Scientific classification
- Kingdom: Animalia
- Phylum: Chordata
- Class: Actinopterygii
- Order: Cypriniformes
- Family: Botiidae
- Genus: Yasuhikotakia
- Species: Y. modesta
- Binomial name: Yasuhikotakia modesta (Bleeker, 1864)
- Synonyms: Botia modesta Bleeker, 1864; Botia rubripinnis Sauvage, 1876;

= Yasuhikotakia modesta =

- Authority: (Bleeker, 1864)
- Conservation status: LC
- Synonyms: Botia modesta Bleeker, 1864, Botia rubripinnis Sauvage, 1876

Species of fish

Yasuhikotakia modesta (blue botia) is a tropical freshwater fish of the family Botiidae. It is native to large rivers in Thailand, Laos, Cambodia, and Vietnam. The blue botia is a widely available fish in the aquarium trade and can be purchased globally.

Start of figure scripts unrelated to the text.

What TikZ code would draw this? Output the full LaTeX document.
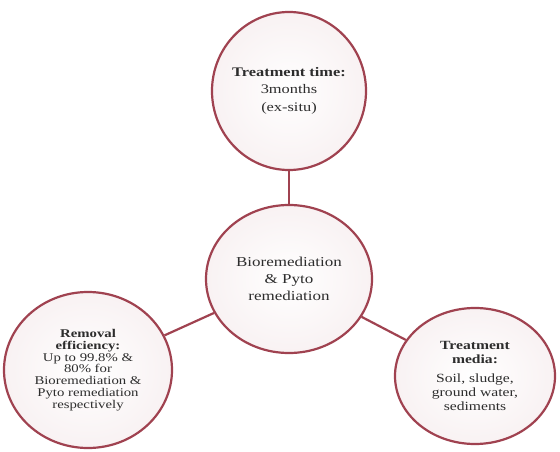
\documentclass[tikz,border=0pt]{standalone}
\usepackage{fontspec}
\setmainfont[FakeStretch=1.25]{Liberation Serif}
\usetikzlibrary{shapes.geometric}
\definecolor{rim}{RGB}{160,66,80}
\definecolor{ink}{RGB}{45,45,45}

\begin{document}
\begin{tikzpicture}[
x=1pt,y=1pt,
bubble/.style={
  ellipse,
  draw=rim,
  line width=2.2pt,
  inner color=white,
  outer color=rim!7,
  text=ink,
  align=center,
  inner sep=-6pt
  },
link/.style={
  draw=rim,
  line width=2.2pt
  }
]
\useasboundingbox (0,0) rectangle (560,-452);
% centre and the three satellites
\node[bubble, minimum width=166, minimum height=148,
  font=\fontsize{13.6}{17}\selectfont] (hub) at (289,-279)
  {Bioremediation\\\& Pyto\\remediation};
\node[bubble, minimum width=154, minimum height=158,
  font=\fontsize{13.1}{17}\selectfont] (time) at (289,-91)
  {\textbf{Treatment time:}\\3months\\[1pt](ex-situ)};
\node[bubble, minimum width=168, minimum height=156,
  font=\fontsize{11.8}{11.8}\selectfont] (eff) at (88,-370)
  {\textbf{Removal}\\\textbf{efficiency:}\\Up to 99.8\% \&\\80\% for\\Bioremediation \&\\Pyto remediation\\respectively};
\node[bubble, minimum width=160, minimum height=136,
  font=\fontsize{12.5}{14}\selectfont] (media) at (475,-376)
  {\textbf{Treatment}\\\textbf{media:}\\[5pt]Soil, sludge,\\ground water,\\sediments};
% spokes
\draw[link] (hub) -- (time);
\draw[link] (hub) -- (eff);
\draw[link] (hub) -- (media);
\end{tikzpicture}
\end{document}
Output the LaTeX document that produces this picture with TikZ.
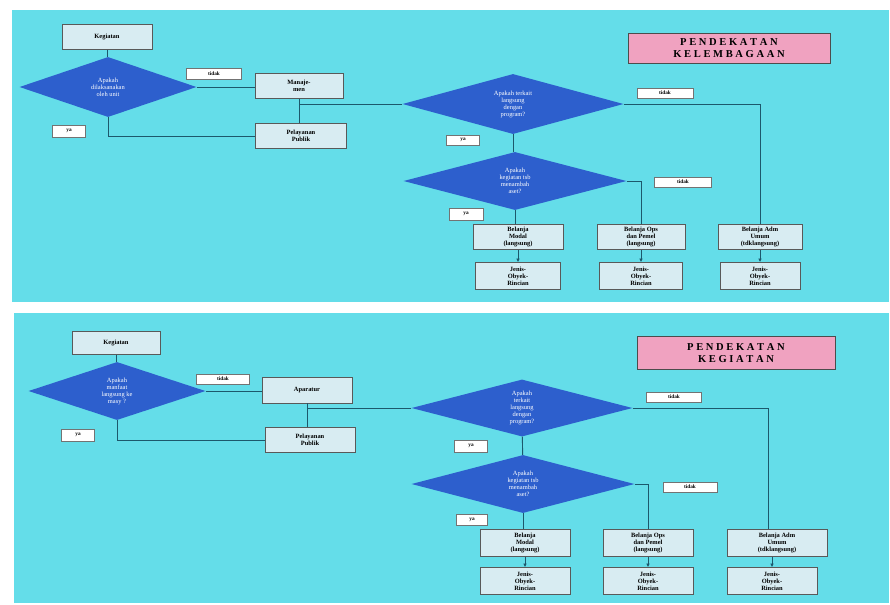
\documentclass[tikz,border=0pt]{standalone}
\usepackage{fontspec}
\setmainfont{Liberation Serif}
\usepackage{tikz}
\usetikzlibrary{arrows.meta,shapes.geometric}

\definecolor{panelcyan}{RGB}{100,221,233}
\definecolor{tanyablue}{RGB}{45,95,205}
\definecolor{boxfill}{RGB}{216,236,242}
\definecolor{judulpink}{RGB}{240,162,192}
\definecolor{garis}{RGB}{28,88,108}

\begin{document}
\begin{tikzpicture}[x=0.03cm,y=-0.03cm,>={Latex[length=3pt,width=3pt]},
ukuran/.style 2 args={minimum width=#1*0.03cm,minimum height=#2*0.03cm},
kotak/.style={draw=black!65,line width=0.7pt,fill=boxfill,align=center,inner sep=0pt,
  font=\fontsize{5.5}{6}\selectfont\bfseries},
tanya/.style={diamond,aspect=3,fill=tanyablue,text=white,align=center,inner sep=0pt,
  font=\fontsize{5.5}{6}\selectfont},
label/.style={draw=black!55,line width=0.6pt,fill=white,inner sep=0pt,
  font=\fontsize{4.5}{5}\selectfont\bfseries},
judul/.style={draw=black!70,line width=0.7pt,fill=judulpink,align=center,inner sep=0pt,
  font=\fontsize{9}{10.5}\selectfont\bfseries},
garisan/.style={draw=garis,line width=0.8pt}]
\useasboundingbox (0,0) rectangle (890,604);
\fill[white] (0,0) rectangle (890,604);
\fill[panelcyan] (12,10) rectangle (889,302);
\fill[panelcyan] (14,313) rectangle (889,603);

% pendekatan kelembagaan
\node[judul,ukuran={202}{30}] (judul1) at (729,48) {P E N D E K A T A N\\K E L E M B A G A A N};
\node[kotak,ukuran={90}{25}] (keg1) at (107,37) {Kegiatan};
\node[tanya,ukuran={177}{60}] (tanya1a) at (108,87) {Apakah\\dilaksanakan\\oleh unit};
\node[label,ukuran={55}{11}] (tdk1a) at (214,74) {tidak};
\node[label,ukuran={33}{12}] (ya1a) at (69,131) {ya};
\node[kotak,ukuran={88}{25}] (manaj) at (299,86) {Manaje-\\men};
\node[kotak,ukuran={91}{25}] (pelay1) at (301,136) {Pelayanan\\Publik};
\node[tanya,ukuran={221}{60}] (tanya1b) at (513,104) {Apakah terkait\\langsung\\dengan\\program?};
\node[label,ukuran={56}{10}] (tdk1b) at (665,93) {tidak};
\node[label,ukuran={33}{10}] (ya1b) at (463,140) {ya};
\node[tanya,ukuran={223}{58}] (tanya1c) at (515,181) {Apakah\\kegiatan tsb\\menambah\\aset?};
\node[label,ukuran={57}{10}] (tdk1c) at (683,182) {tidak};
\node[label,ukuran={34}{12}] (ya1c) at (466,214) {ya};
\node[kotak,ukuran={90}{25}] (modal1) at (518,237) {Belanja\\Modal\\(langsung)};
\node[kotak,ukuran={88}{25}] (ops1) at (641,237) {Belanja Ops\\dan Pemel\\(langsung)};
\node[kotak,ukuran={84}{25}] (adm1) at (760,237) {Belanja Adm\\Umum\\(tdklangsung)};
\node[kotak,ukuran={85}{27}] (jenis1a) at (518,276) {Jenis-\\Obyek-\\Rincian};
\node[kotak,ukuran={83}{27}] (jenis1b) at (641,276) {Jenis-\\Obyek-\\Rincian};
\node[kotak,ukuran={80}{27}] (jenis1c) at (760,276) {Jenis-\\Obyek-\\Rincian};

\draw[garisan] (keg1.south) -- (keg1.south |- tanya1a.north);
\draw[garisan] (tanya1a.east) -- (tanya1a.east -| manaj.west);
\draw[garisan] (tanya1a.south) |- (pelay1.west);
\draw[garisan] (manaj.south) -- (manaj.south |- pelay1.north);
\draw[garisan] (tanya1b.west) -- (tanya1b.west -| manaj.south);
\draw[garisan] (tanya1b.south) -- (tanya1b.south |- tanya1c.north);
\draw[garisan] (tanya1b.east) -| (adm1.north);
\draw[garisan] (tanya1c.south) -- (tanya1c.south |- modal1.north);
\draw[garisan] (tanya1c.east) -| (ops1.north);
\draw[garisan,->] (modal1) -- (jenis1a);
\draw[garisan,->] (ops1) -- (jenis1b);
\draw[garisan,->] (adm1) -- (jenis1c);

% pendekatan kegiatan
\node[judul,ukuran={198}{33}] (judul2) at (736,353) {P E N D E K A T A N\\K E G I A T A N};
\node[kotak,ukuran={88}{23}] (keg2) at (116,343) {Kegiatan};
\node[tanya,ukuran={177}{58}] (tanya2a) at (117,391) {Apakah\\manfaat\\langsung ke\\masy ?};
\node[label,ukuran={53}{10}] (tdk2a) at (223,379) {tidak};
\node[label,ukuran={33}{12}] (ya2a) at (78,435) {ya};
\node[kotak,ukuran={90}{26}] (apar) at (307,390) {Aparatur};
\node[kotak,ukuran={90}{25}] (pelay2) at (310,440) {Pelayanan\\Publik};
\node[tanya,ukuran={221}{57}] (tanya2b) at (522,408) {Apakah\\terkait\\langsung\\dengan\\program?};
\node[label,ukuran={55}{10}] (tdk2b) at (674,397) {tidak};
\node[label,ukuran={33}{12}] (ya2b) at (471,446) {ya};
\node[tanya,ukuran={223}{58}] (tanya2c) at (523,484) {Apakah\\kegiatan tsb\\menambah\\aset?};
\node[label,ukuran={54}{10}] (tdk2c) at (690,487) {tidak};
\node[label,ukuran={31}{11}] (ya2c) at (472,520) {ya};
\node[kotak,ukuran={90}{27}] (modal2) at (525,543) {Belanja\\Modal\\(langsung)};
\node[kotak,ukuran={90}{27}] (ops2) at (648,543) {Belanja Ops\\dan Pemel\\(langsung)};
\node[kotak,ukuran={100}{27}] (adm2) at (777,543) {Belanja Adm\\Umum\\(tdklangsung)};
\node[kotak,ukuran={90}{27}] (jenis2a) at (525,581) {Jenis-\\Obyek-\\Rincian};
\node[kotak,ukuran={90}{27}] (jenis2b) at (648,581) {Jenis-\\Obyek-\\Rincian};
\node[kotak,ukuran={90}{27}] (jenis2c) at (772,581) {Jenis-\\Obyek-\\Rincian};

\draw[garisan] (keg2.south) -- (keg2.south |- tanya2a.north);
\draw[garisan] (tanya2a.east) -- (tanya2a.east -| apar.west);
\draw[garisan] (tanya2a.south) |- (pelay2.west);
\draw[garisan] (apar.south) -- (apar.south |- pelay2.north);
\draw[garisan] (tanya2b.west) -- (tanya2b.west -| apar.south);
\draw[garisan] (tanya2b) -- (tanya2c);
\draw[garisan] (tanya2b.east) -| ([xshift=-9*0.03cm]adm2.north);
\draw[garisan] (tanya2c.south) -- (tanya2c.south |- modal2.north);
\draw[garisan] (tanya2c.east) -| (ops2.north);
\draw[garisan,->] (modal2) -- (jenis2a);
\draw[garisan,->] (ops2) -- (jenis2b);
\draw[garisan,->] (jenis2c.north |- adm2.south) -- (jenis2c);
\end{tikzpicture}
\end{document}
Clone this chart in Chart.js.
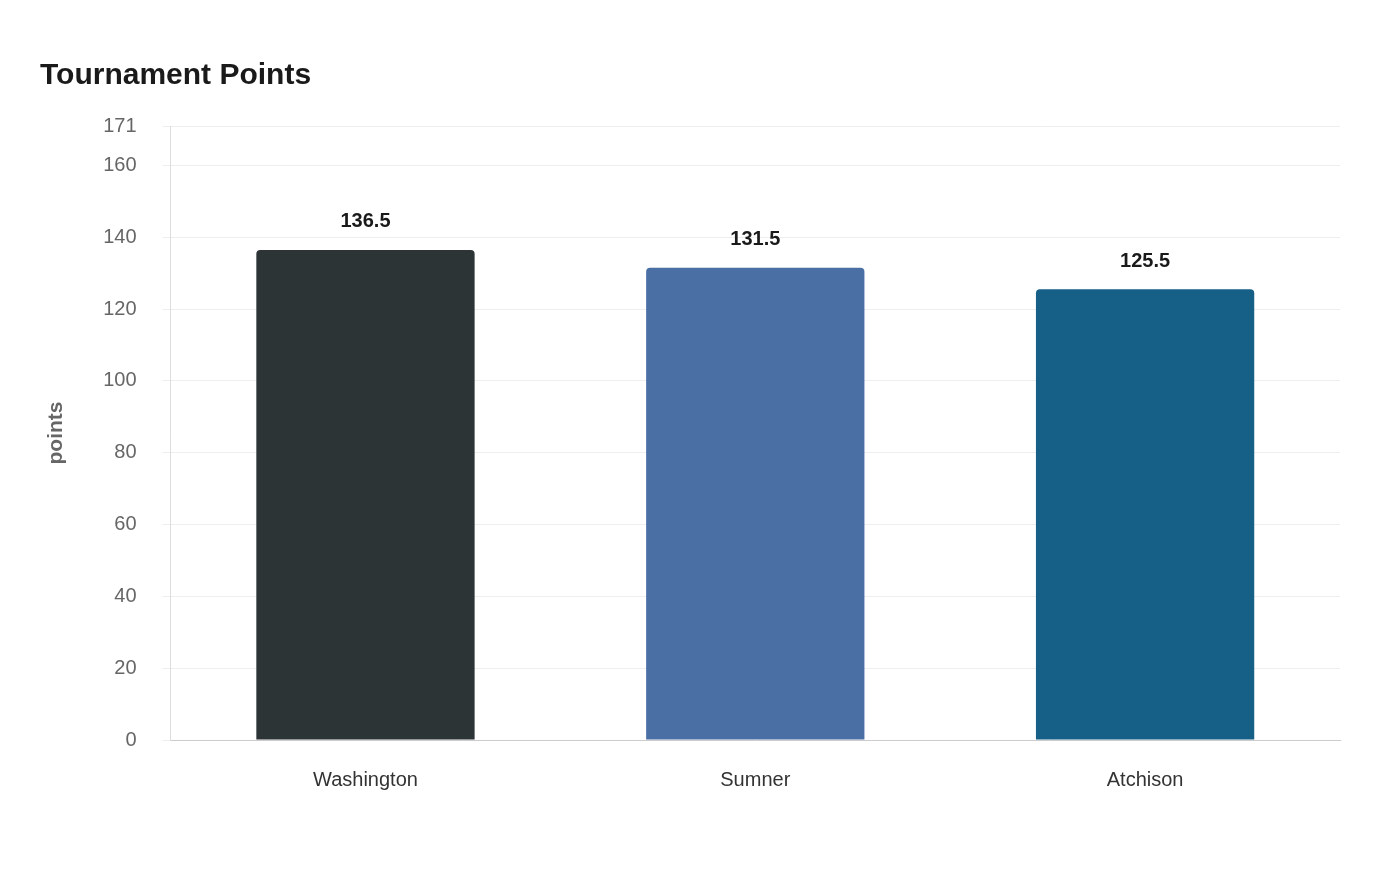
<!DOCTYPE html>
<html lang="en">
<head>
  <meta charset="UTF-8">
  <title>Tournament Points</title>
  <script src="https://cdn.jsdelivr.net/npm/chart.js"></script>
  <style>
    body { margin: 0; background: #fff; }
    #wrap { width: 1400px; height: 880px; }
  </style>
</head>
<body>
<div id="wrap"><canvas id="chart"></canvas></div>
<script>
  const categories = ['Washington', 'Sumner', 'Atchison'];
  const points = [136.5, 131.5, 125.5];
  const barColors = ['#2d3436', '#4a6fa5', '#166088'];
  const yMax = 171;

  // draws the value above each bar
  const valueLabels = {
    id: 'valueLabels',
    afterDatasetsDraw(chart) {
      const ctx = chart.ctx;
      ctx.save();
      ctx.font = 'bold 20px "Liberation Sans", Arial, sans-serif';
      ctx.fillStyle = '#1a1a1a';
      ctx.textAlign = 'center';
      ctx.textBaseline = 'bottom';
      chart.getDatasetMeta(0).data.forEach((bar, i) => {
        ctx.fillText(points[i], bar.x, bar.y - 18);
      });
      ctx.restore();
    }
  };

  new Chart(document.getElementById('chart'), {
    type: 'bar',
    data: {
      labels: categories,
      datasets: [{
        data: points,
        backgroundColor: barColors,
        borderRadius: { topLeft: 4, topRight: 4 },
        borderSkipped: 'bottom',
        barPercentage: 0.56,
        categoryPercentage: 1
      }]
    },
    options: {
      responsive: true,
      maintainAspectRatio: false,
      animation: false,
      layout: { padding: { left: 40, right: 60, top: 58, bottom: 68 } },
      plugins: {
        legend: { display: false },
        tooltip: { enabled: false },
        title: {
          display: true,
          text: 'Tournament Points',
          align: 'start',
          color: '#1a1a1a',
          font: { family: '"Liberation Sans", Arial, sans-serif', size: 30, weight: 'bold' },
          padding: { top: 0, bottom: 32 }
        }
      },
      scales: {
        x: {
          grid: { display: false },
          border: { color: '#cccccc' },
          ticks: {
            color: '#333333',
            padding: 20,
            font: { family: '"Liberation Sans", Arial, sans-serif', size: 20 }
          }
        },
        y: {
          min: 0,
          max: yMax,
          afterBuildTicks(scale) {
            const t = [];
            for (let v = 0; v <= 160; v += 20) t.push({ value: v });
            t.push({ value: yMax });
            scale.ticks = t;
          },
          grid: { color: '#eeeeee' },
          border: { color: '#dddddd' },
          ticks: {
            color: '#666666',
            padding: 26,
            font: { family: '"Liberation Sans", Arial, sans-serif', size: 20 }
          },
          title: {
            display: true,
            text: 'points',
            color: '#666666',
            padding: { bottom: 8 },
            font: { family: '"Liberation Sans", Arial, sans-serif', size: 21, weight: 'bold' }
          }
        }
      }
    },
    plugins: [valueLabels]
  });
</script>
</body>
</html>
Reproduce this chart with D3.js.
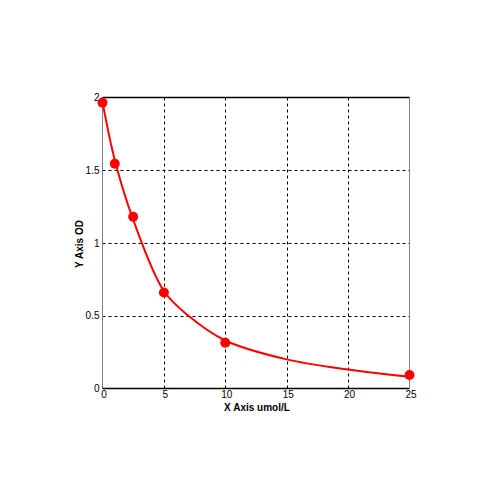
<!DOCTYPE html>
<html><head><meta charset="utf-8">
<script src="https://cdn.jsdelivr.net/npm/d3@7"></script>
<style>body{margin:0;background:#fff}svg{display:block}text{font-family:"Liberation Sans",Arial,sans-serif}</style>
</head><body><div id="chart"></div>
<script>
// Standard points
const xValues = [0, 1, 2.5, 5, 10, 25];
const yValues = [1.965, 1.545, 1.18, 0.66, 0.315, 0.093];
// Fitted curve
const curveX = [0, 1, 2.5, 5, 7, 10, 15, 20, 25];
const curveY = [1.97, 1.57, 1.16, 0.67, 0.5, 0.33, 0.2, 0.13, 0.08];
const xTicks = [0, 5, 10, 15, 20, 25];
const yTicks = [0, 0.5, 1, 1.5, 2];
const yTickLabels = ["0", "0.5", "1", "1.5", "2"];
const xTitle = "X Axis umol/L";
const yTitle = "Y Axis OD";

const W = 500, H = 500;
const L = 102.5, R = 409.5, T = 97.5, B = 388.5;
const svg = d3.select("#chart").append("svg").attr("width", W).attr("height", H);
const x = d3.scaleLinear().domain([0, 25]).range([L, R]);
const y = d3.scaleLinear().domain([0, 2]).range([B, T]);

// grid
const g = svg.append("g");
g.selectAll(".vg").data(xTicks.filter(t => t > 0 && t < 25)).enter().append("line")
  .attr("x1", d => Math.round(x(d)) + 0.5).attr("x2", d => Math.round(x(d)) + 0.5)
  .attr("y1", T).attr("y2", B).attr("stroke", "#000").attr("stroke-dasharray", "3,3");
g.selectAll(".hg").data(yTicks.filter(t => t > 0 && t < 2)).enter().append("line")
  .attr("y1", d => Math.round(y(d)) + 0.5).attr("y2", d => Math.round(y(d)) + 0.5)
  .attr("x1", L).attr("x2", R).attr("stroke", "#000").attr("stroke-dasharray", "3,3");

// frame
svg.append("line").attr("x1", L).attr("x2", L).attr("y1", T).attr("y2", B).attr("stroke", "#808080");
svg.append("line").attr("x1", R).attr("x2", R).attr("y1", T).attr("y2", B).attr("stroke", "#808080");
svg.append("line").attr("x1", L).attr("x2", R).attr("y1", T).attr("y2", T).attr("stroke", "#000").attr("stroke-width", 1.5);
svg.append("line").attr("x1", L).attr("x2", R).attr("y1", B).attr("y2", B).attr("stroke", "#000").attr("stroke-width", 1.5);

// axes
const xAxis = d3.axisBottom(x).tickValues(xTicks).tickSize(0).tickPadding(2).tickFormat(d3.format("d"));
const gx = svg.append("g").attr("transform", `translate(0,${B})`).call(xAxis);
gx.select(".domain").remove();
gx.selectAll("text").attr("font-size", 10).attr("fill", "#000").attr("font-family", "Liberation Sans, Arial, sans-serif").attr("dx", 1);

const yAxis = d3.axisLeft(y).tickValues(yTicks).tickSize(0).tickPadding(3).tickFormat((d, i) => yTickLabels[i]);
const gy = svg.append("g").attr("transform", `translate(${L},0)`).call(yAxis);
gy.select(".domain").remove();
gy.selectAll("text").attr("font-size", 10).attr("fill", "#000").attr("font-family", "Liberation Sans, Arial, sans-serif");

// titles
svg.append("text").attr("x", 257).attr("y", 411).attr("text-anchor", "middle").attr("font-size", 10).attr("font-weight", "bold").text(xTitle);
svg.append("text").attr("transform", "translate(83,244) rotate(-90)").attr("text-anchor", "middle").attr("font-size", 10).attr("font-weight", "bold").text(yTitle);

// curve
const line = d3.line().x(d => x(d[0])).y(d => y(d[1])).curve(d3.curveCatmullRom.alpha(0.5));
svg.append("path").datum(curveX.map((v, i) => [v, curveY[i]])).attr("d", line)
  .attr("fill", "none").attr("stroke", "#ff0000").attr("stroke-width", 2);

// points
svg.selectAll(".pt").data(xValues.map((v, i) => [v, yValues[i]])).enter().append("circle")
  .attr("cx", d => x(d[0])).attr("cy", d => y(d[1])).attr("r", 5).attr("fill", "#ff0000");
</script></body></html>
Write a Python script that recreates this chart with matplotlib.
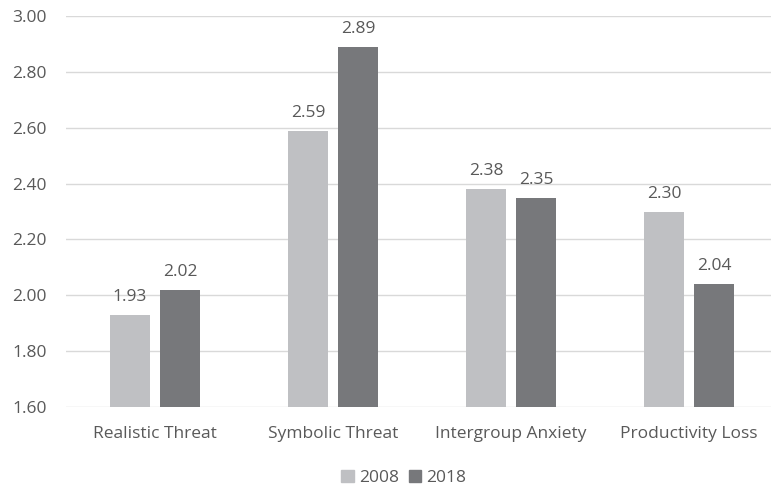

Other common names for this fish are red-finned loach, redtail botia, and colored botia.

== Distribution and habitat ==
Blue botias are widespread in eastern and central Indochina, notably in the Mekong River basin (including Tonlé Sap); the species is also found in the Chao Phraya, Bang Pakong and Mae Klong river basins of Thailand. The water usually has a muddy substrate, a neutral pH of 7.0, and the temperature averages 26 to 30 C.

==Description==
The blue botia has a long, compact body and arched back similar to many other members of the family Botiidae including clown and yoyo loaches. Wild specimens have been found up to 25 cm but those in captivity rarely grow larger than 18 cm.

The body is bluish-gray and the fins are red, orange, and in rare instances yellow. Immature specimens sometimes have a greenish tint to their bodies. Good health is indicated by bright coloration.

==Ecology==

===Behavior===
Juvenile blue botias are active schooling fish. As they grow older, they spend more time hiding in caves or under rocks in solitude. Like many loaches, blue botias are a nocturnal species that comes out at night to dig through gravel and substrate for food. They are omnivorous, but prefer a meat-intensive diet of krill, bloodworms, Daphnia, earthworms and live insects. Like clown loaches (Chromobotia macracanthus), they sometimes make a loud clicking noise.

Groups of blue botias often create hierarchies with an alpha and omega member.